Cem milagres, de Zuzana Růžičková (com Wendy Holden)

Num domingo à tarde, aqui na Bamboletras, eu estava ouvindo alguma coisa de Bach para cravo. O que ouvia era muito bonito e bem tocado. Fui conferir o nome da cravista, que já tinha visto ser impronunciável: Zuzana Růžičková (1927-2017), uma tcheca.

Consultei o Google para saber quem era. Soube que ela tinha sido a primeira pessoa a gravar a obra completa de Bach para teclado. Foram 21 LPs (depois 20 CDs) gravados entre 1965 e 74. Mas o que me impressionou mesmo foi que ela tinha vivido 90 anos e passado por três campos de extermínio nazistas. Um deles tinha sido Auschwitz.

Judia, ela sobreviveu, claro. Se não o tivesse, não estaria tocando na Livraria… Descobri também que ela tinha escrito uma autobiografia. Só que eu estou cheio de ler livros sobre o Holocausto. Mas, OK, pedi o livro, que é recente.

Depois de passar dois meses no hospital, minha mulher Elena ainda tem dificuldades para dormir. Então eu leio livros para ela todas as noites. Já terminamos vários. E comecei a ler “Cem Milagres” em voz alta para ela. O livro é ótimo e mudamos de problema, porque a Elena ia ficando cada vez mais acordada enquanto leio.

Foi escrito a 4 mãos. Uma jornalista inglesa gravou as memórias de Zuzana e passou para o papel. Um dos milagres foi que a cravista faleceu 5 dias após finalizarem as entrevistas. Ela conta não apenas sua vida com os nazistas — permaneceu quase 5 anos presa –, mas sua vida sob o desconfiado stalinismo tcheco do pós-guerra, quando dava concertos em Paris, Londres mas também em pequenas cidades do interior da Tchecoslováquia, para operários, ou conhecedores de música.

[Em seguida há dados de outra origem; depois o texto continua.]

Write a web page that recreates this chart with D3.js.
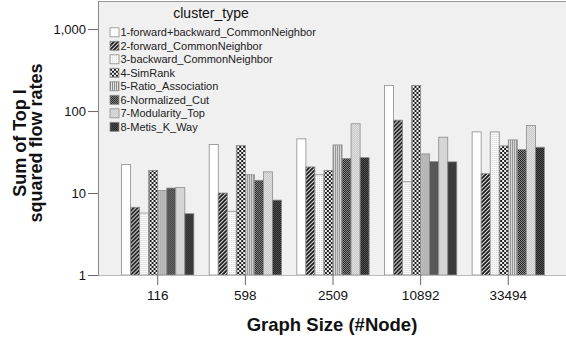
<!DOCTYPE html>
<html>
<head>
<meta charset="utf-8">
<script src="https://cdn.jsdelivr.net/npm/d3@7/dist/d3.min.js"></script>
<style>
  body { margin: 0; background: #fff; }
  text { font-family: "Liberation Sans", Arial, sans-serif; }
</style>
</head>
<body>
<script>
// graph sizes on the x axis
const categories = ['116', '598', '2509', '10892', '33494'];

const seriesNames = [
    '1-forward+backward_CommonNeighbor',
    '2-forward_CommonNeighbor',
    '3-backward_CommonNeighbor',
    '4-SimRank',
    '5-Ratio_Association',
    '6-Normalized_Cut',
    '7-Modularity_Top',
    '8-Metis_K_Way'
];

// one array per cluster type
const fwdBwdCN   = [22.2, 39.0, 45.8, 205, 55.7];
const fwdCN      = [6.7, 10.0, 20.8, 77.4, 17.2];
const bwdCN      = [5.7, 6.0, 16.7, 13.7, 55.7];
const simRank    = [18.9, 37.9, 18.9, 205, 37.6];
const ratioAssoc = [10.7, 16.7, 38.6, 30.0, 44.5];
const normCut    = [11.5, 14.3, 26.3, 24.2, 33.9];
const modularity = [11.7, 18.1, 70.0, 48.0, 66.6];
const metis      = [5.6, 8.2, 27.0, 24.0, 36.2];

const yTicks = [1, 10, 100, 1000];

const seriesValues = [fwdBwdCN, fwdCN, bwdCN, simRank, ratioAssoc, normCut, modularity, metis];

const W = 566, H = 337;
const plot = { left: 98, right: 566, top: 1, bottom: 275 };

const svg = d3.select('body').append('svg')
    .attr('width', W)
    .attr('height', H);

// fill patterns, one per series
const defs = svg.append('defs');

function pattern(id, size, draw) {
    const p = defs.append('pattern')
        .attr('id', id)
        .attr('patternUnits', 'userSpaceOnUse')
        .attr('width', size)
        .attr('height', size);
    draw(p);
}

function checker(p, cell, a, b) {
    p.append('rect').attr('width', cell * 2).attr('height', cell * 2).attr('fill', a);
    p.append('rect').attr('width', cell).attr('height', cell).attr('fill', b);
    p.append('rect').attr('x', cell).attr('y', cell).attr('width', cell).attr('height', cell).attr('fill', b);
}

pattern('p1', 4, p => {
    p.append('rect').attr('width', 4).attr('height', 4).attr('fill', '#fff');
});
pattern('p2', 4, p => {
    p.append('rect').attr('width', 4).attr('height', 4).attr('fill', '#f4f4f4');
    p.append('path').attr('d', 'M-1,1 l2,-2 M0,4 l4,-4 M3,5 l2,-2')
        .attr('stroke', '#111').attr('stroke-width', 1.8);
});
pattern('p3', 2, p => {
    p.append('rect').attr('width', 2).attr('height', 2).attr('fill', '#fafafa');
    p.append('rect').attr('width', 1).attr('height', 1).attr('fill', '#d4d4d4');
});
pattern('p4', 4, p => checker(p, 2, '#f2f2f2', '#1e1e1e'));
pattern('p5', 2, p => {
    p.append('rect').attr('width', 2).attr('height', 2).attr('fill', '#e4e4e4');
    p.append('rect').attr('width', 1).attr('height', 2).attr('fill', '#8a8a8a');
});
pattern('p6', 2, p => checker(p, 1, '#9a9a9a', '#151515'));
pattern('p7', 2, p => checker(p, 1, '#e6e6e6', '#c4c4c4'));
pattern('p8', 2, p => checker(p, 1, '#5a5a5a', '#1a1a1a'));

const fills = d3.range(1, 9).map(i => `url(#p${i})`);

// plot background
svg.append('rect')
    .attr('x', plot.left)
    .attr('y', plot.top)
    .attr('width', plot.right - plot.left)
    .attr('height', plot.bottom - plot.top)
    .attr('fill', '#f0f0f0');
svg.append('line')
    .attr('x1', plot.left).attr('x2', plot.right)
    .attr('y1', plot.top + 0.5).attr('y2', plot.top + 0.5)
    .attr('stroke', '#999');

const x = d3.scaleBand()
    .domain(categories)
    .range([113.9, 552.1])
    .paddingInner(0.175)
    .paddingOuter(0.0875);

const xInner = d3.scaleBand()
    .domain(d3.range(seriesNames.length))
    .range([0, x.bandwidth()]);

const y = d3.scaleLog()
    .domain([1, 2200])
    .range([plot.bottom, plot.top]);

// bars
const groups = svg.append('g').selectAll('g')
    .data(categories)
    .join('g')
    .attr('transform', d => `translate(${x(d)},0)`);

groups.selectAll('rect')
    .data((d, i) => seriesValues.map((vals, s) => ({ s, v: vals[i] })))
    .join('rect')
    .attr('x', d => xInner(d.s))
    .attr('width', xInner.bandwidth())
    .attr('y', d => y(d.v))
    .attr('height', d => plot.bottom - y(d.v))
    .attr('fill', d => fills[d.s])
    .attr('stroke', '#8c8c8c')
    .attr('stroke-width', 0.8);

// axes
const xAxis = svg.append('g')
    .attr('transform', `translate(0,${plot.bottom})`)
    .call(d3.axisBottom(x).tickSize(10).tickPadding(5).tickSizeOuter(0));
xAxis.select('.domain').attr('stroke', '#bbb').attr('d', `M${plot.left},0.5H${plot.right}`);
xAxis.selectAll('.tick line').attr('stroke', '#666');
xAxis.selectAll('.tick text').attr('font-size', 13.5).attr('fill', '#111');

const yAxis = svg.append('g')
    .attr('transform', `translate(${plot.left},0)`)
    .call(d3.axisLeft(y).tickValues(yTicks).tickFormat(d3.format(',')).tickSize(10).tickPadding(2).tickSizeOuter(0));
yAxis.select('.domain').attr('stroke', '#888');
yAxis.selectAll('.tick line').attr('stroke', '#666');
yAxis.selectAll('.tick text').attr('font-size', 13).attr('fill', '#111');

// axis titles
svg.append('text')
    .attr('x', 332)
    .attr('y', 331)
    .attr('text-anchor', 'middle')
    .attr('font-size', 18.5)
    .attr('font-weight', 'bold')
    .attr('fill', '#111')
    .text('Graph Size (#Node)');

const yTitle = svg.append('text')
    .attr('transform', 'translate(26,143) rotate(-90)')
    .attr('text-anchor', 'middle')
    .attr('font-size', 18)
    .attr('font-weight', 'bold')
    .attr('fill', '#111');
yTitle.append('tspan').attr('x', 0).attr('y', 0).text('Sum of Top l');
yTitle.append('tspan').attr('x', 0).attr('y', 16).text('squared flow rates');

// legend
const legend = svg.append('g');
legend.append('text')
    .attr('x', 211)
    .attr('y', 18)
    .attr('text-anchor', 'middle')
    .attr('font-size', 14)
    .attr('fill', '#111')
    .text('cluster_type');

const item = legend.selectAll('g.item')
    .data(seriesNames)
    .join('g')
    .attr('class', 'item')
    .attr('transform', (d, i) => `translate(110,${32.3 + i * 13.5})`);
item.append('rect')
    .attr('x', 0).attr('y', -4.5)
    .attr('width', 9).attr('height', 9)
    .attr('fill', (d, i) => fills[i])
    .attr('stroke', '#8c8c8c')
    .attr('stroke-width', 0.8);
item.append('text')
    .attr('x', 10.5)
    .attr('y', 4)
    .attr('font-size', 11)
    .attr('fill', '#222')
    .text(d => d);
</script>
</body>
</html>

O livro não obedece a ordem cronológica. Ainda bem, porque ler juntos os capítulos sobre os campos de Terezín, Auschwitz e Berger-Belsen seria insuportável para o leitor. A verossimilhança e o detalhamento da narrativa são muito abrasivos para qualquer um. Então a biografia alterna capítulos de diversas fases da vida de Zuzana e seus diversos milagres. Milagres de sorte, de azar, de talento, de ter vivido sob o nazismo e o comunismo, de ser mulher e judia, de ser cravista em vez de pianista, de ser uma pioneira, de tentar lembrar da música nas piores condições possíveis e muitas vezes esquecê-la.

É um livro profundamente humano sobre uma grande personalidade que, sempre que não sabia para onde correr, perguntava a si mesma: e agora, o que faria Bach? Imaginem que ela foi professora de Christopher Hogwood e Mahan Esfahani, que foram residir em Praga durante um bom período para aprenderem com ela.

E quando ela fala em milagres, não está brincando. Só para dar o exemplo de uma ocorrência que está no primeiro ou segundo capítulo: certa vez, em 1960, ela estava dentro de um trem que bateu em outro. Ela voou dentro do vagão e sua mala cheia de partituras caiu sobre ela. Com uma dor forte nas costas, dispensou uma maior investigação — pois tinha um estúdio reservado para uma gravação — e foi para a casa carregando suas coisas. Na manhã seguinte, foi gravar apenas as difíceis Variações Goldberg, de Bach. Um trabalhão, ainda mais que as costas doíam muito. Depois de gravar, foi ver um médico e… Soube que tinha simplesmente quebrado a espinha dorsal. O médico não sabia como ela conseguia caminhar… A gravação? Quando já estava imobilizada, disseram-lhe que ficou ótima e que ia ser lançada.

Então, se você quer um livro encharcado em humanidade, é este.